К концу 70-х годов XX века стало понятно, что, во-первых, это выполнимо в силу наличия и новых знаний, и новых технических средств (телевидения в первую очередь). И что, во-вторых, уже нет никаких запретов на то, чтобы заниматься подобным. До какого-то времени был прежде всего гуманистический запрет: «Как же можно подобными вещами заниматься, да еще на столь массовом уровне! Ведь мы на человека при этом должны посягнуть, на человека вообще». А еще был прагматический запрет: «Устроим такое, да еще на столь массовом уровне, — и неизвестно, чем это кончится. Опять же, ядерное оружие, геополитический баланс и так далее».
А потом запреты оказались сняты. Произошло это при Рейгане. Как и почему — отдельная тема. В любом случае, к началу 80-х годов было принято решение о необходимости («во избежание худшего») обрушить на СССР весь объем soft power и гуманитарных технологий, наплевав на последствия.
В 1987 году от принятия решения перешли к его осуществлению. Это (и именно это!) получило название «перестройка». Итогом стало обрушение СССР, социокультурный слом, регресс и многое другое.
Сторонники грубой силы предлагали завоевать Россию. Объявить ей войну, оккупировать ее территорию.
Сторонники soft power говорили о победе без войны. И они сумели осуществить свой замысел.
Ну, а теперь о главном. Да, то, что произошло, чудовищно. Но ведь нечто чудовищное происходило в истории многих народов. Исторический опыт говорит о том, что выживали после этого только те народы, которые адекватно переживали исторический опыт. Которые способны были, пережив его, сказать себе «никогда больше». А сказав, действовать соответственно.
У многих народов есть такое «никогда больше». У армян или евреев это реакция на геноцид. У турок — на распад Османской империи. У китайцев — на унижения эпохи опиумных войн. Перечисление можно продолжить.
Перестройка уже породила страшные результаты. Они общеизвестны. Но, как говорится, «еще не вечер». Взросли еще не все ядовитые плоды перестройки. А если она будет повторена, то… Сначала народы России лишат государства, затем заставят воевать друг с другом, а потом на их территории организуют «войну за русское наследство», причем именно ядерную… Такое место занимает Россия в мире, такую территорию и ресурсы контролирует, что иначе просто не может быть. И в этом отдают себе отчет очень многие. (Позволить Китаю забрать Сибирь — значит его невероятно усилить, США подобного допустить не могут и так далее.)
А раз так, то итоги «перестройки–2» даже в плане человеческих потерь могут быть прискорбнее, чем итоги того же Холокоста.

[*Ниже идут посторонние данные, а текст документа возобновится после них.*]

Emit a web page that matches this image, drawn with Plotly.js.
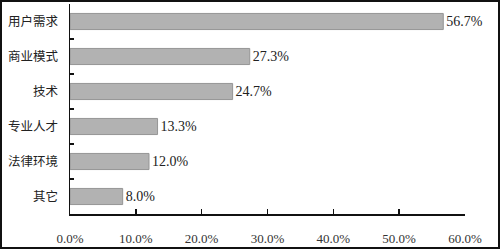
<!DOCTYPE html>
<html><head><meta charset="utf-8">
<script src="https://cdn.plot.ly/plotly-3.0.1.min.js"></script>
<style>
html,body{margin:0;padding:0;background:#fff;}
#chart{width:496px;height:245px;border:2px solid #111;}
</style></head>
<body><div id="chart"></div>
<script>
const categories = ["用户需求","商业模式","技术","专业人才","法律环境","其它"];
const values = [56.7, 27.3, 24.7, 13.3, 12.0, 8.0];
const xTickVals = [0,10,20,30,40,50,60];
const xTickText = ["0.0%","10.0%","20.0%","30.0%","40.0%","50.0%","60.0%"];

const font = "Liberation Serif, 'Noto Sans CJK SC', serif";
Plotly.newPlot("chart", [{
  type: "bar", orientation: "h",
  x: values, y: categories,
  width: 0.46,
  marker: {color: "#b2b2b2", line: {color: "#959595", width: 1}},
  text: values.map(v => v.toFixed(1) + "%"),
  textposition: "outside", cliponaxis: false,
  textfont: {family: font, size: 14, color: "#222"},
  hoverinfo: "skip"
}], {
  width: 496, height: 245,
  margin: {l: 68, r: 33, t: 2, b: 33},
  paper_bgcolor: "#fff", plot_bgcolor: "#fff",
  showlegend: false,
  font: {family: font, color: "#222"},
  xaxis: {
    range: [0, 60], tickvals: xTickVals, ticktext: xTickText,
    showgrid: false, zeroline: false, showline: true, linecolor: "#111", linewidth: 1.5,
    ticks: "inside", ticklen: 5, tickcolor: "#111", tickwidth: 1.5,
    ticklabelstandoff: 12,
    tickfont: {family: font, size: 13, color: "#333"}
  },
  yaxis: {
    autorange: "reversed", type: "category",
    showgrid: false, zeroline: false, showline: true, linecolor: "#111", linewidth: 1.5,
    ticks: "inside", tickson: "boundaries", ticklen: 4, tickcolor: "#111", tickwidth: 1.5,
    ticklabelstandoff: 8,
    tickfont: {family: "'Noto Sans CJK SC', sans-serif", size: 12.5, color: "#222"}
  }
}, {staticPlot: true, displayModeBar: false});
</script></body></html>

А с точки зрения потерь метафизических?
У евреев не было государства, их сгоняла в лагеря смерти огромная государственная машина, они ей не могли оказывать сопротивления. И в каком-то смысле метафизической ответственности поэтому нет. В нашем же случае все совсем иначе.
Так почему не говорится это самое «никогда больше»? Потому что Холокост — это тоже грубая сила, а не soft power. Суть же soft power и ее гуманитарных технологий в том, чтобы случалось нечто пострашнее, чем Холокост, а те, с кем это случается, не говорили, сгорая от стыда и ненависти, спасительное «никогда больше», а ныли, пуская слюни: «Еще, еще!»
Политическая цель моего исследования (а исследования такого типа не осуществляются без политической цели, хотя, конечно, к ней не сводятся) проста и амбициозна одновременно. Чтобы даже soft power с ее гуманитарными технологиями получила надлежащий отпор в виде этого «никогда больше». Сделать это невероятно трудно, но совершенно необходимо.
Глава VII. От брэндов эпохи — к медведевскому личностному ядру
Продвинувшись уже достаточно далеко, мы можем, как мне кажется, попытаться выявить смысловое ядро анализируемых текстов. Я убежден, что выявление смыслового ядра анализируемых текстов позволит нам сделать следующий шаг и выявить личностное ядро. Существующее у любого человека, а у крупного политического деятеля тем более.
Кто-то, правда, скажет, что у пиар-конструктов нет ядра. Но чем дальше я продвигаюсь в понимании анализируемой мною текстуальности, тем меньше я склонен считать ее стопроцентным пиаром. И тем больше мне начинает казаться, что за пиаровскими оболочками (а какой политический текст XXI века обойдется без них!) есть глубокая человеческая органика, она же — личностное ядро. И что именно это личностное ядро, а не пиарщики и спичрайтеры, определяет смысловое ядро анализируемых мною текстов.